As their use in the workplace and pedagogy increases, students need to practice literacy skills related to machinima production, ranging from literacy associated with using the technology itself to understanding its affordances and constraints to facilitate various operations and tasks in addition to understanding specific concepts in technical communication. Vie (2008a), for example, calls attention to the value of using video games to help technical writing students understand usability concepts. In the midst of these new literacy demands, teachers who encourage development of such video products within technical writing courses need to be able to facilitate learning through the feedback they provide with assessment comments. Assessments enable students to learn to produce effective products that integrate these technologies, learning that will benefit them in their workplace.

Sorapure (2005) observed that scholarship has attempted to articulate a balancing act for “adapting current approaches and inventing new ones to help us assess writing in new media” (parag. 2). However, Neal (2010) observes that, while writing pedagogies are changing with the emergence of various kinds of digital texts and composing technologies, approaches to assessment “currently do little to account for such change;” and he articulates the challenge in recent scholarship to develop a new set of criteria for assessment to facilitate “rhetorical and contextual composing” (p. 757). Ball (2006) observes that many rubrics that facilitate assessment of new media projects tend to emphasize attributes of designer skills; she calls for assessment to focus more attention on the rhetoric involved—taking the reader’s perspective (p. 394). Technical communication pedagogy emphasizes the rhetoric of a given piece considering the readers’ perspective. Indeed, Vie’s (2008a) assignment uses the viewer’s perspective to teach usability testing. After playing the video game Tomb Raider, students develop a “walkthrough for an audience unfamiliar with the game, and then trade their walkthrough with another group of students to test its effectiveness” (p.159). However, there is little scholarship on assessing machinima videos designed by students from either the design perspective or with the audiences’ perspective in mind.

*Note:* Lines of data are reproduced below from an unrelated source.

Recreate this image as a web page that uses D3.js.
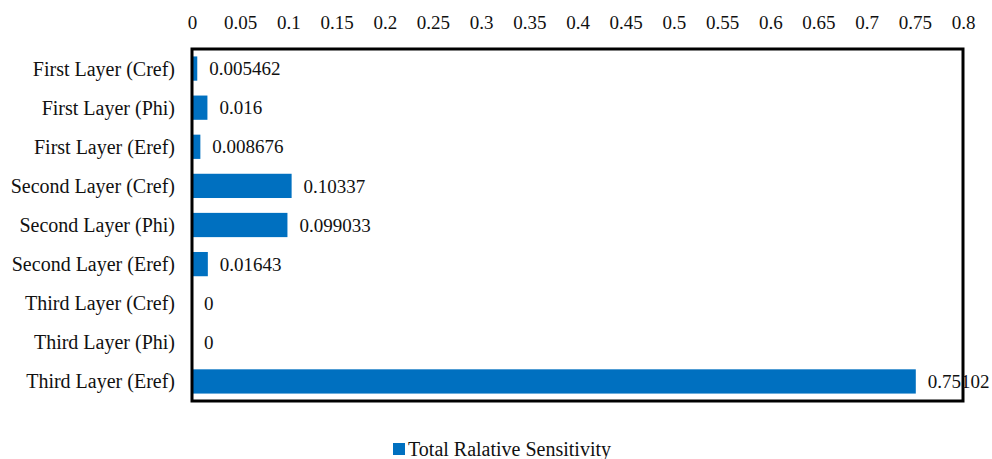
<!DOCTYPE html>
<html>
<head>
<meta charset="utf-8">
<script src="https://cdn.jsdelivr.net/npm/d3@7"></script>
<style>
  body { margin: 0; background: #fff; }
</style>
</head>
<body>
<svg id="chart" width="992" height="459"></svg>
<script>
const categories = [
  "First Layer (Cref)", "First Layer (Phi)", "First Layer (Eref)",
  "Second Layer (Cref)", "Second Layer (Phi)", "Second Layer (Eref)",
  "Third Layer (Cref)", "Third Layer (Phi)", "Third Layer (Eref)"
];
const values = [0.005462, 0.016, 0.008676, 0.10337, 0.099033, 0.01643, 0, 0, 0.75102];
const valueLabels = ["0.005462", "0.016", "0.008676", "0.10337", "0.099033", "0.01643", "0", "0", "0.75102"];
const ticks = [0, 0.05, 0.1, 0.15, 0.2, 0.25, 0.3, 0.35, 0.4, 0.45, 0.5, 0.55, 0.6, 0.65, 0.7, 0.75, 0.8];
const seriesName = "Total Ralative Sensitivity";

const FONT = '"Liberation Serif"';
const FS = "20px";
const svg = d3.select("#chart");
const m = { left: 192, right: 963, top: 49, bottom: 401 };
const color = "#0070C0";

const x = d3.scaleLinear().domain([0, 0.8]).range([m.left, m.right]);
const y = d3.scaleBand().domain(categories).range([m.top, m.bottom]).paddingInner(0.38).paddingOuter(0.19);

function styleText(sel, size = FS) {
  sel.style("font-family", FONT).style("font-size", size).style("fill", "#111");
}

// top axis tick labels
svg.append("g")
  .attr("transform", `translate(0,${m.top - 20})`)
  .call(d3.axisTop(x).tickValues(ticks).tickSize(0).tickPadding(0).tickFormat(d => String(d)))
  .call(g => g.select(".domain").remove())
  .selectAll("text")
  .call(styleText, "19px");

// bars
svg.append("g").selectAll("rect").data(values).join("rect")
  .attr("x", x(0))
  .attr("y", (d, i) => y(categories[i]))
  .attr("width", d => x(d) - x(0))
  .attr("height", y.bandwidth())
  .attr("fill", color);

// frame
svg.append("rect")
  .attr("x", m.left).attr("y", m.top)
  .attr("width", m.right - m.left).attr("height", m.bottom - m.top)
  .attr("fill", "none").attr("stroke", "#000").attr("stroke-width", 3);

// category labels
svg.append("g").selectAll("text").data(categories).join("text")
  .attr("x", m.left - 17)
  .attr("y", d => y(d) + y.bandwidth() / 2)
  .attr("dy", "0.35em")
  .attr("text-anchor", "end")
  .call(styleText)
  .text(d => d);

// value labels
svg.append("g").selectAll("text").data(values).join("text")
  .attr("x", d => x(d) + 12)
  .attr("y", (d, i) => y(categories[i]) + y.bandwidth() / 2)
  .attr("dy", "0.35em")
  .call(styleText, "19px")
  .text((d, i) => valueLabels[i]);

// legend
const lg = svg.append("g").attr("transform", "translate(393,443)");
lg.append("rect").attr("width", 12).attr("height", 12).attr("fill", color);
lg.append("text").attr("x", 15).attr("y", 6).attr("dy", "0.35em")
  .call(styleText).text(seriesName);
</script>
</body>
</html>
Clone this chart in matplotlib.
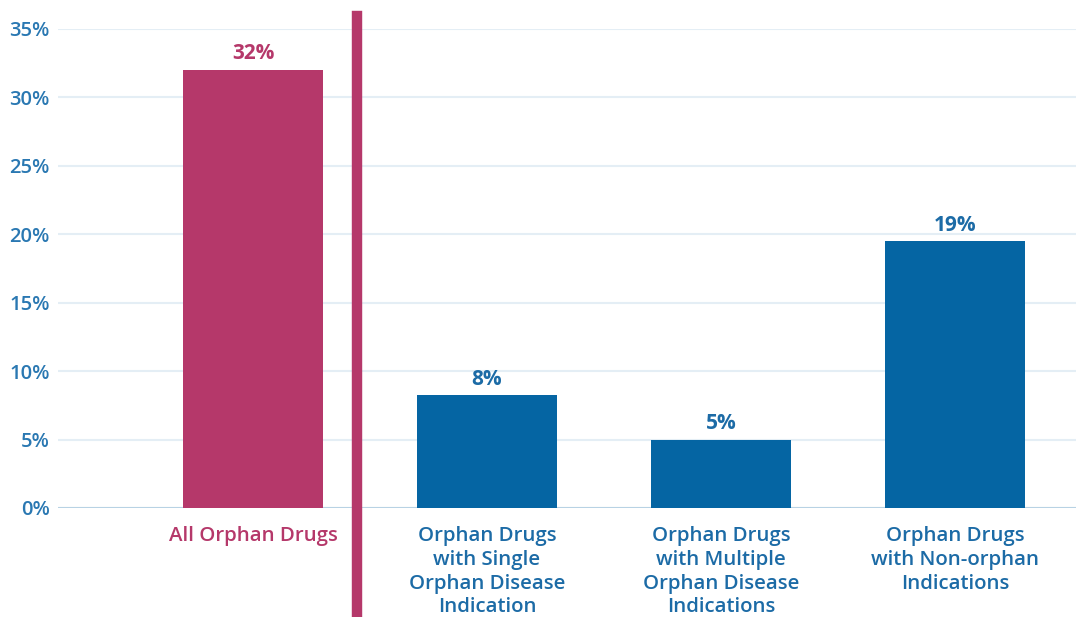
import matplotlib
matplotlib.use("Agg")
import matplotlib.pyplot as plt
import numpy as np

# =====================================================================
# 数据
# =====================================================================

categories = [
    "All Orphan Drugs",
    "Orphan Drugs\nwith Single\nOrphan Disease\nIndication",
    "Orphan Drugs\nwith Multiple\nOrphan Disease\nIndications",
    "Orphan Drugs\nwith Non-orphan\nIndications",
]
values = [32.0, 8.25, 5.0, 19.5]
value_labels = ["32%", "8%", "5%", "19%"]
yticks = [0, 5, 10, 15, 20, 25, 30, 35]
ytick_labels = ["0%", "5%", "10%", "15%", "20%", "25%", "30%", "35%"]

# 颜色
CRIMSON = "#B5386A"
BLUE = "#0565A3"
TEXT_BLUE = "#1C6BA6"
TICK_BLUE = "#2A78B2"
GRID = "#E4EEF5"
BASE = "#B8D2E4"

plt.rcParams["font.family"] = ["Open Sans", "DejaVu Sans"]

fig = plt.figure(figsize=(10.76, 6.17), dpi=100)
ax = fig.add_axes([0.054, 0.1767, 0.946, 0.7763])

x = np.arange(len(categories))
bar_colors = [CRIMSON] + [BLUE] * (len(categories) - 1)
text_colors = [CRIMSON] + [TEXT_BLUE] * (len(categories) - 1)
ax.bar(x, values, width=0.6, color=bar_colors, zorder=3)

# 数值标签
for xi, v, lab, c in zip(x, values, value_labels, text_colors):
    ax.annotate(lab, (xi, v), xytext=(0, 4), textcoords="offset points",
                ha="center", va="bottom", fontsize=15, fontweight="bold",
                color=c)

# 分类标签
for xi, lab, c in zip(x, categories, text_colors):
    ax.annotate(lab, (xi, 0), xytext=(0, -13), textcoords="offset points",
                ha="center", va="top", fontsize=14.7, fontweight="semibold",
                color=c, linespacing=1.25, annotation_clip=False)

# 分隔线
ax.axvline(0.445, ymin=-0.25, ymax=1.028, color=CRIMSON, linewidth=7.5,
           clip_on=False, zorder=4)

ax.set_xlim(-0.833, 3.517)
ax.set_ylim(0, 35)
ax.set_yticks(yticks)
ax.set_yticklabels(ytick_labels, fontsize=14.5, fontweight="semibold", color=TICK_BLUE)
ax.set_xticks([])
ax.tick_params(axis="y", length=0, pad=6)

ax.grid(axis="y", color=GRID, linewidth=1.5, zorder=0)
ax.axhline(0, color=BASE, linewidth=1.5, zorder=2)
for s in ax.spines.values():
    s.set_visible(False)

fig.savefig("out.png", dpi=100)
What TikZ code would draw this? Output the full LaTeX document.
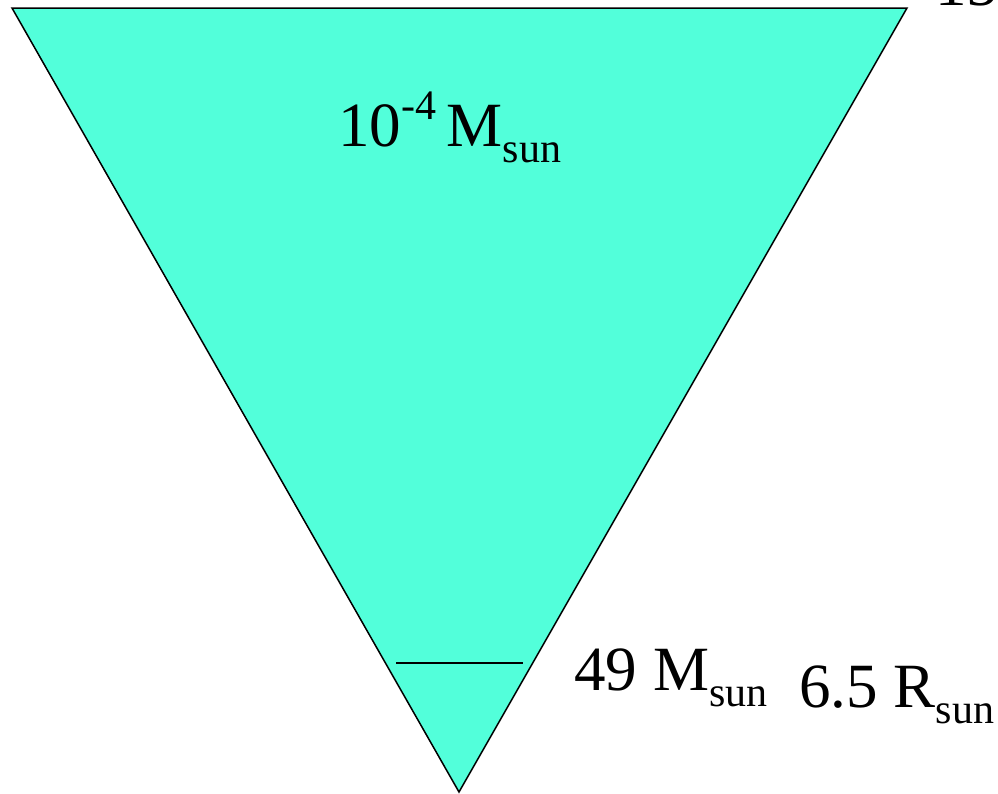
\documentclass[tikz,border=0pt]{standalone}
\usepackage{fontspec}
\setmainfont{Liberation Serif}
\usetikzlibrary{positioning}
\definecolor{kegel}{HTML}{52FFDA}
\newcommand{\sunsub}[1]{#1\raisebox{-0.26em}{\fontsize{21}{25}\selectfont sun}}

\begin{document}
\begin{tikzpicture}[x=0.5pt, y=-0.5pt,
        lbl/.style={anchor=base west, inner sep=0pt, font=\fontsize{31.5}{38}\selectfont}
      ]
      \clip (0,0) rectangle (998,794);
      \useasboundingbox (0,0) rectangle (998,794);
      % cone
      \coordinate (tl) at (12,8);
      \coordinate (tr) at (907,8);
      \coordinate (tip) at (459,792);
      \draw[fill=kegel, line width=0.75pt, line join=miter] (tl) -- (tr) -- (tip) -- cycle;
      % shell boundary
      \coordinate (cl) at (396,663);
      \coordinate (cr) at (523,663);
      \draw[line width=0.75pt] (cl) -- (cr);
      % labels
      \node[lbl] (top) at (338,146) {10\raisebox{0.42em}{\fontsize{21}{25}\selectfont -4}\,\sunsub{M}};
      \node[lbl] (mass) at (574,690) {49 \sunsub{M}};
      \node[lbl] (rad) at (799,707) {6.5 \sunsub{R}};
      \node[lbl] (cut) at (935,5) {15};
    \end{tikzpicture}
\end{document}
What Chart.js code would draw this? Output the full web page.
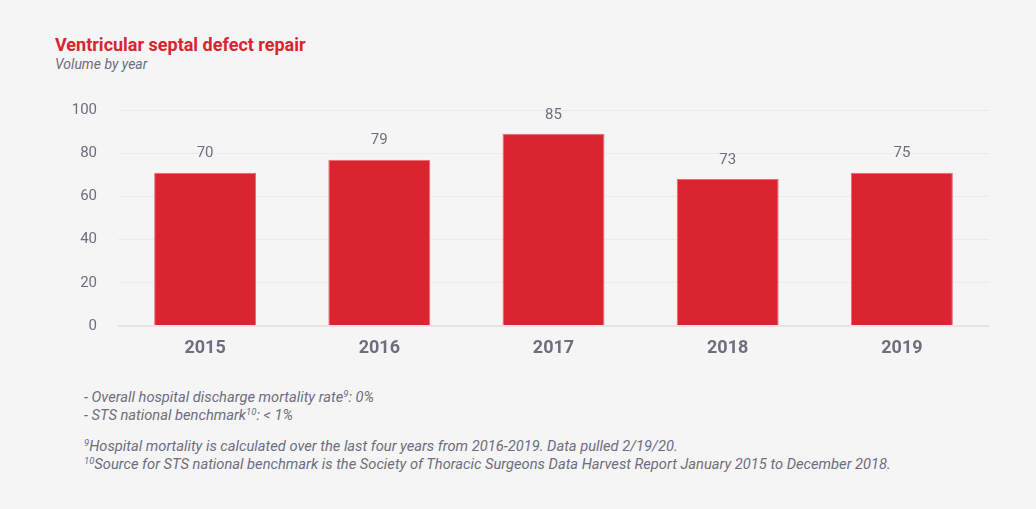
<!DOCTYPE html>
<html>
<head>
<meta charset="utf-8">
<script src="https://cdn.jsdelivr.net/npm/chart.js@4"></script>
<style>
  html, body { margin: 0; padding: 0; background: #f5f5f5; }
  body { width: 1036px; height: 509px; position: relative; overflow: hidden; font-family: Roboto, "Noto Sans", sans-serif; }
  .title { position: absolute; left: 55px; top: 34px; font-size: 18px; font-weight: bold; color: #da2430; }
  .subtitle { position: absolute; left: 55px; top: 56px; font-size: 14px; font-style: italic; color: #6e6e7e; }
  #chart-wrap { position: absolute; left: 0; top: 0; width: 1036px; height: 380px; }
  .notes { position: absolute; left: 84px; font-size: 14.7px; font-style: italic; color: #6e6e7e; line-height: 18px; white-space: nowrap; }
  .notes sup { font-size: 9.5px; line-height: 0; vertical-align: 5px; }
</style>
</head>
<body>
<div class="title">Ventricular septal defect repair</div>
<div class="subtitle">Volume by year</div>
<div id="chart-wrap"><canvas id="vsd-chart"></canvas></div>
<div class="notes" style="top: 388px;">
  - Overall hospital discharge mortality rate<sup>9</sup>: 0%<br>
  - STS national benchmark<sup>10</sup>: &lt; 1%
</div>
<div class="notes" style="top: 437px;">
  <sup>9</sup>Hospital mortality is calculated over the last four years from 2016-2019. Data pulled 2/19/20.<br>
  <sup>10</sup>Source for STS national benchmark is the Society of Thoracic Surgeons Data Harvest Report January 2015 to December 2018.
</div>
<script>
const years = ["2015", "2016", "2017", "2018", "2019"];
// bar heights as drawn in the graphic
const barHeights = [71, 77, 89, 68, 71];
// numbers printed above the bars
const valueLabels = ["70", "79", "85", "73", "75"];
const yTicks = [0, 20, 40, 60, 80, 100];

const textGray = "#6e6e7e";

const valueLabelPlugin = {
  id: "valueLabels",
  afterDatasetsDraw(chart) {
    const ctx = chart.ctx;
    const meta = chart.getDatasetMeta(0);
    ctx.save();
    ctx.font = "15px Roboto";
    ctx.fillStyle = textGray;
    ctx.textAlign = "center";
    ctx.textBaseline = "middle";
    meta.data.forEach((bar, i) => {
      ctx.fillText(valueLabels[i], bar.x, bar.y - 19);
    });
    ctx.restore();
  }
};

new Chart(document.getElementById("vsd-chart"), {
  type: "bar",
  data: {
    labels: years,
    datasets: [
      {
        label: "Volume",
        data: barHeights,
        backgroundColor: "#da2430",
        borderColor: "#e66a72",
        borderWidth: 1,
        borderSkipped: "bottom",
        barPercentage: 0.585,
        categoryPercentage: 1
      }
    ]
  },
  options: {
    responsive: true,
    maintainAspectRatio: false,
    animation: false,
    layout: {
      padding: { top: 110, right: 47, left: 0, bottom: 0 }
    },
    plugins: {
      legend: { display: false },
      tooltip: { enabled: false }
    },
    scales: {
      x: {
        grid: { display: false, drawTicks: false },
        border: { display: false },
        ticks: {
          color: textGray,
          font: { family: "Roboto", size: 18, weight: "bold" },
          padding: 12
        },
        afterFit(scale) {
          scale.height = 54;
        }
      },
      y: {
        min: 0,
        max: 100,
        afterBuildTicks(scale) {
          scale.ticks = yTicks.map((v) => ({ value: v }));
        },
        grid: {
          drawTicks: false,
          color: (c) => (c.tick && c.tick.value === 0 ? "#e4e4e4" : "#ebebeb"),
          lineWidth: (c) => (c.tick && c.tick.value === 0 ? 2 : 1)
        },
        border: { display: false },
        ticks: {
          color: textGray,
          font: { family: "Roboto", size: 15 },
          padding: 21
        },
        afterFit(scale) {
          scale.width = 118;
        }
      }
    }
  },
  plugins: [valueLabelPlugin]
});
</script>
</body>
</html>
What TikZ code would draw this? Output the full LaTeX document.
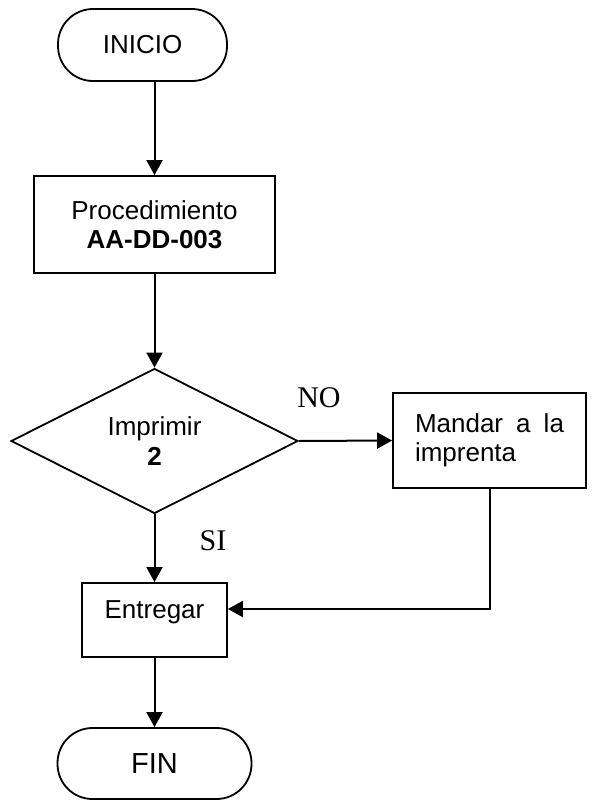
\documentclass[tikz,border=0pt]{standalone}
\usepackage{fontspec}
\setmainfont{Liberation Sans}
\newfontfamily\rotulofont{Liberation Serif}
\usetikzlibrary{shapes.geometric,arrows.meta}

\begin{document}
\begin{tikzpicture}[x=1pt,y=-1pt,
    >={Triangle[width=16pt,length=15pt]},
    flecha/.style={->,line width=2pt},
    terminal/.style={draw,line width=1.8pt,rectangle,rounded corners=35pt,
      inner sep=0pt,font=\fontsize{26}{29.5}\selectfont},
    proceso/.style={draw,line width=1.8pt,rectangle,inner sep=2pt,
      font=\fontsize{26}{29.5}\selectfont},
    decision/.style={draw,line width=1.8pt,diamond,aspect=2,inner sep=0pt,
      minimum width=287pt,minimum height=145pt,align=center,
      font=\fontsize{26}{29.5}\selectfont},
    rotulo/.style={inner sep=0pt,font=\rotulofont\fontsize{30}{30}\selectfont}]
    \useasboundingbox (0,0) rectangle (593,801);

    \node[terminal,minimum width=169pt,minimum height=72pt] (inicio) at (142.5,45) {INICIO};
    \node[proceso,minimum width=241pt,minimum height=97pt,align=center] (proc) at (154.5,224.5)
      {Procedimiento\\\textbf{AA-DD-003}};
    \node[decision] (imprimir) at (154.5,441) {Imprimir\\\textbf{2}};
    \node[proceso,minimum width=193pt,minimum height=95pt,text width=149pt,align=justify]
      (mandar) at (489.5,440.5) {Mandar a la imprenta};
    \node[proceso,minimum width=145pt,minimum height=74pt,text height=19pt,text depth=23pt]
      (entregar) at (154.5,620) {Entregar};
    \node[terminal,minimum width=194pt,minimum height=71pt,font=\fontsize{29}{32}\selectfont]
      (fin) at (154.5,763.5) {FIN};

    \node[rotulo] (no) at (319,398) {NO};
    \node[rotulo] (si) at (213,541) {SI};

    \draw[flecha] (inicio.south -| proc.north) -- (proc.north);
    \draw[flecha] (proc.south) -- (imprimir.north);
    \draw[flecha] (imprimir.east) -- (mandar.west);
    \draw[flecha] (imprimir.south) -- (entregar.north);
    \draw[flecha] (mandar.south) |- ([yshift=11pt]entregar.east);
    \draw[flecha] (entregar.south) -- (fin.north);
  \end{tikzpicture}
\end{document}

Murray, Sheets and Williams (2010) and Borton and Huot (2004) also acknowledge the challenge of assessing multimodal compositions. They encourage using elements common in assessing traditional print-linguistic compositions to facilitate assessment of multimodal compositions. Instructors need to reconceptualize criteria with which they are familiar in order to be able to assess new media products.

A number of scholars have come to identify rhetorical principles associated with helping a given audience understand a message effectively with any composition as the focus of assessment (Anderson, 2006; Borton and Huot, 2004; Kostelnick and Roberts, 1997; Murray, Sheets and Williams, 2010; and Odell and Katz, 2009). The writer’s considerations of her audience drive decisions about content and how that content is presented. Murray, Sheets and Williams state that instructors, “must figure out how we assess the intermingling of word and image while still remaining true to the goals of a composition course (Parag. 4). They assert that, “meaning is constructed through the combination of [word and image]” (Parag 5). Indeed, Kostelnick and Hassett (2003) observe that “Visual language serves many of the same rhetorical functions as verbal language…and visual/verbal analogies can help students and instructors translate rhetorical concepts from writing to design” (p. 1). While the medium changes, the same rhetorical principles that apply to print-linguistic representations also apply to multimodal texts; the tools available for composing and delivery change, though. However, instructors need to ask how criteria with which they are familiar may be reconceptualized to permit assessment of multimodal products. This Webtext attempts to address that question by considering a case study that applies terms associated with a design-focus to assessment as well as terms associated with an audience-focus to assessment (Table 1).